The Inter American Press Association has been calling attention to numerous governmental acts intended to censure and inhibit freedom of expression in Latin America. As political leaders in Bolivia, Ecuador, Nicaragua and Venezuela have been leading the efforts in funding media outlets that do little else than disseminate political propaganda, the problem is spreading fast throughout the entire region.
In Ecuador, the federal government seized the newspaper El Telégrafo, after they also confiscated the assets of banker and major shareholder Fernando Aspiazu, who was jailed on charges of fraud and unlawful activity in the now defunct Banco de Progreso he owned. The authorities redesigned the newspaper and are now using it to spread hard-hitting official advertising campaigns.

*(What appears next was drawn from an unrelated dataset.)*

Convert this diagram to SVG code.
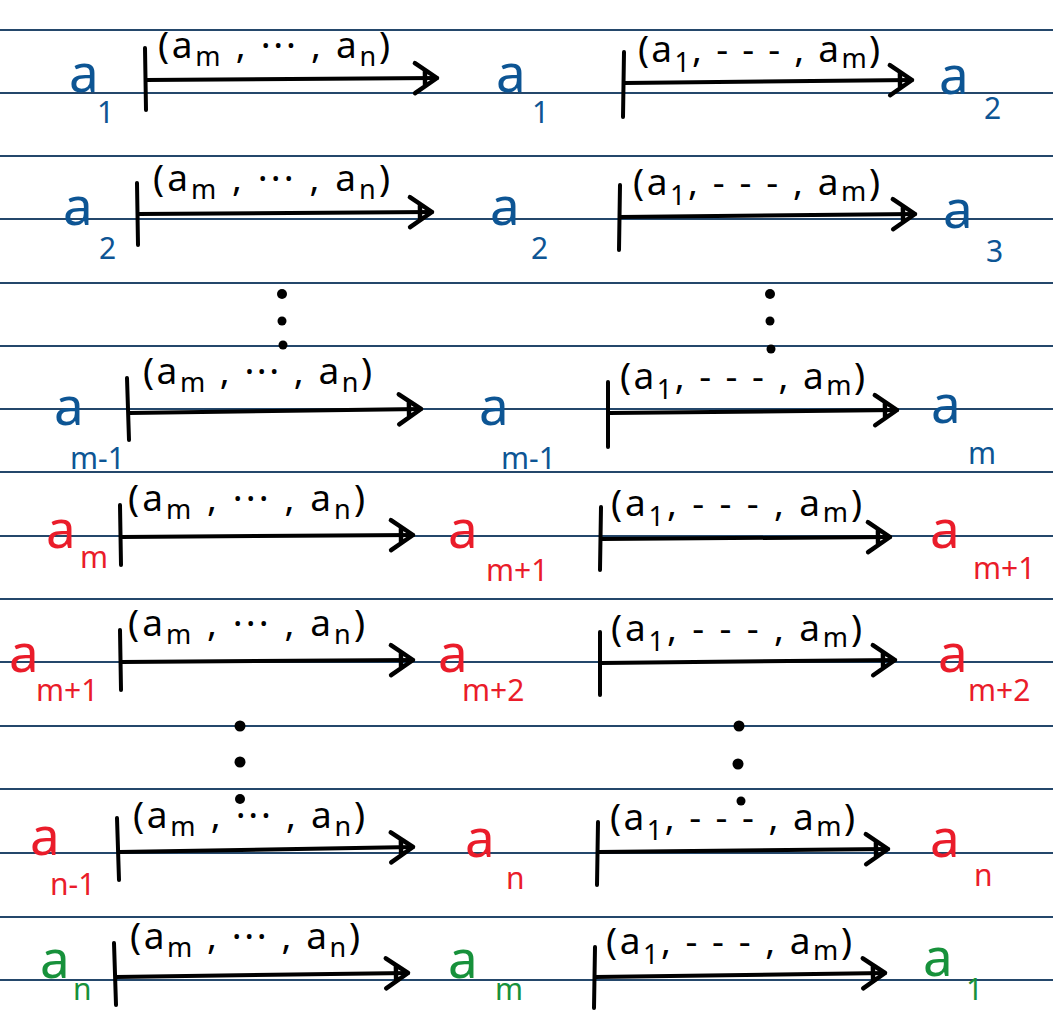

In Argentina, President Cristina Kirchner declared the two leading newspapers in the country, El Clarin and La Nacion, as enemies of her government. Since then, she has tried to find ways to control their activities. With this objective in mind she took over the nation’s main supplier of newsprint, alleging that the two leading newspapers illegally conspired with dictators to control the company three decades ago and then used it to drive competing newspapers out of business.
In Brazil, with the blessing of the federal government, at least five states are trying to enact legislation intended to create agencies that would allow the local Executive Power to control and overrule local media’s activities.
In Mexico, it is not the action of the government, but its inaction that is affecting local media. In the past six months 14 journalists have been killed. The headquarters of the Newspaper “El Sur”, in Acapulco, were attacked by drug cartels, all because the reporters and the media dared to denounce the illegal activities and organized crimes in the country.
The examples go on and on. Authorities in Latin America are trying to suppress freedom of expression. Without these vital components of democracy, the livelihood of the nations is endangered at its very core. Hundreds, if not thousands of people throughout the region have given money, work and their lives to ensure that their countries may one day enjoy true freedom of expression, uncensored and unadulterated by their governments. But, with the most recent actions (or inactions) of the regions governments, all pro-democratic efforts may result in vain. The progress that had been made is being reversed. The days in which one could give an opinion may soon come to an end. Authorities must stop. And civil society must act now.
To those of you who are reading this article, realize that you are doing so precisely because some freedom of expression is still possible. Together we can and we must ensure that oppressive governments do not put an end to our rights.